→ WHAT IS NEEDED:
All the data should come back exactly as it was given.

→ DATASET SECTION:

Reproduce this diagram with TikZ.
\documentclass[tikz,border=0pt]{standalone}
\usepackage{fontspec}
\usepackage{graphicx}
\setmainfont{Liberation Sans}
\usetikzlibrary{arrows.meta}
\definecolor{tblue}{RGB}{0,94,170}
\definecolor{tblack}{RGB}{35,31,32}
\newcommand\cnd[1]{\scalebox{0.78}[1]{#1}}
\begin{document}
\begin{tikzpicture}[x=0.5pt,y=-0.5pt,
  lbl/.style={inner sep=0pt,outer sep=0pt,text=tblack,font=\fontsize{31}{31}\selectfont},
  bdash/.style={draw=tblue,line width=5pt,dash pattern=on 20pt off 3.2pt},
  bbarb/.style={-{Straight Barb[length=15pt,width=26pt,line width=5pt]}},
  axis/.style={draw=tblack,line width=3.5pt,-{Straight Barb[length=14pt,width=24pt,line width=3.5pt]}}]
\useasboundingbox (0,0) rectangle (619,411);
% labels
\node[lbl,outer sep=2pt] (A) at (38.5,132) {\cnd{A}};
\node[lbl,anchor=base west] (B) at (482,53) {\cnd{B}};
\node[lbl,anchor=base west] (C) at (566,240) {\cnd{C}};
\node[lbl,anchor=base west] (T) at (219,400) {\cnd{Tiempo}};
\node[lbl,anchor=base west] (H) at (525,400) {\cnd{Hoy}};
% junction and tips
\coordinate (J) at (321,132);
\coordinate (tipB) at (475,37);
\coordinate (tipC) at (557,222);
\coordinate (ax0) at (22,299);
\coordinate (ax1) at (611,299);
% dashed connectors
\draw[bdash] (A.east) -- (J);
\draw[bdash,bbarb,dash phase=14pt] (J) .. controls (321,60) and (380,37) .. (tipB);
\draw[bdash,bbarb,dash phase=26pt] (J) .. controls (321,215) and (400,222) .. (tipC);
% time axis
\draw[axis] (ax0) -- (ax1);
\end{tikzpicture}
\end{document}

→ SOLUTION:
Reproduce this diagram with TikZ.
\documentclass[tikz,border=0pt]{standalone}
\usepackage{fontspec}
\usepackage{graphicx}
\setmainfont{Liberation Sans}
\usetikzlibrary{arrows.meta}
\definecolor{tblue}{RGB}{0,94,170}
\definecolor{tblack}{RGB}{35,31,32}
\newcommand\cnd[1]{\scalebox{0.78}[1]{#1}}
\begin{document}
\begin{tikzpicture}[x=0.5pt,y=-0.5pt,
  lbl/.style={inner sep=0pt,outer sep=0pt,text=tblack,font=\fontsize{31}{31}\selectfont},
  bdash/.style={draw=tblue,line width=5pt,dash pattern=on 20pt off 3.2pt},
  bbarb/.style={-{Straight Barb[length=15pt,width=26pt,line width=5pt]}},
  axis/.style={draw=tblack,line width=3.5pt,-{Straight Barb[length=14pt,width=24pt,line width=3.5pt]}}]
\useasboundingbox (0,0) rectangle (619,411);
% labels
\node[lbl,outer sep=2pt] (A) at (38.5,132) {\cnd{A}};
\node[lbl,anchor=base west] (B) at (482,53) {\cnd{B}};
\node[lbl,anchor=base west] (C) at (566,240) {\cnd{C}};
\node[lbl,anchor=base west] (T) at (219,400) {\cnd{Tiempo}};
\node[lbl,anchor=base west] (H) at (525,400) {\cnd{Hoy}};
% junction and tips
\coordinate (J) at (321,132);
\coordinate (tipB) at (475,37);
\coordinate (tipC) at (557,222);
\coordinate (ax0) at (22,299);
\coordinate (ax1) at (611,299);
% dashed connectors
\draw[bdash] (A.east) -- (J);
\draw[bdash,bbarb,dash phase=14pt] (J) .. controls (321,60) and (380,37) .. (tipB);
\draw[bdash,bbarb,dash phase=26pt] (J) .. controls (321,215) and (400,222) .. (tipC);
% time axis
\draw[axis] (ax0) -- (ax1);
\end{tikzpicture}
\end{document}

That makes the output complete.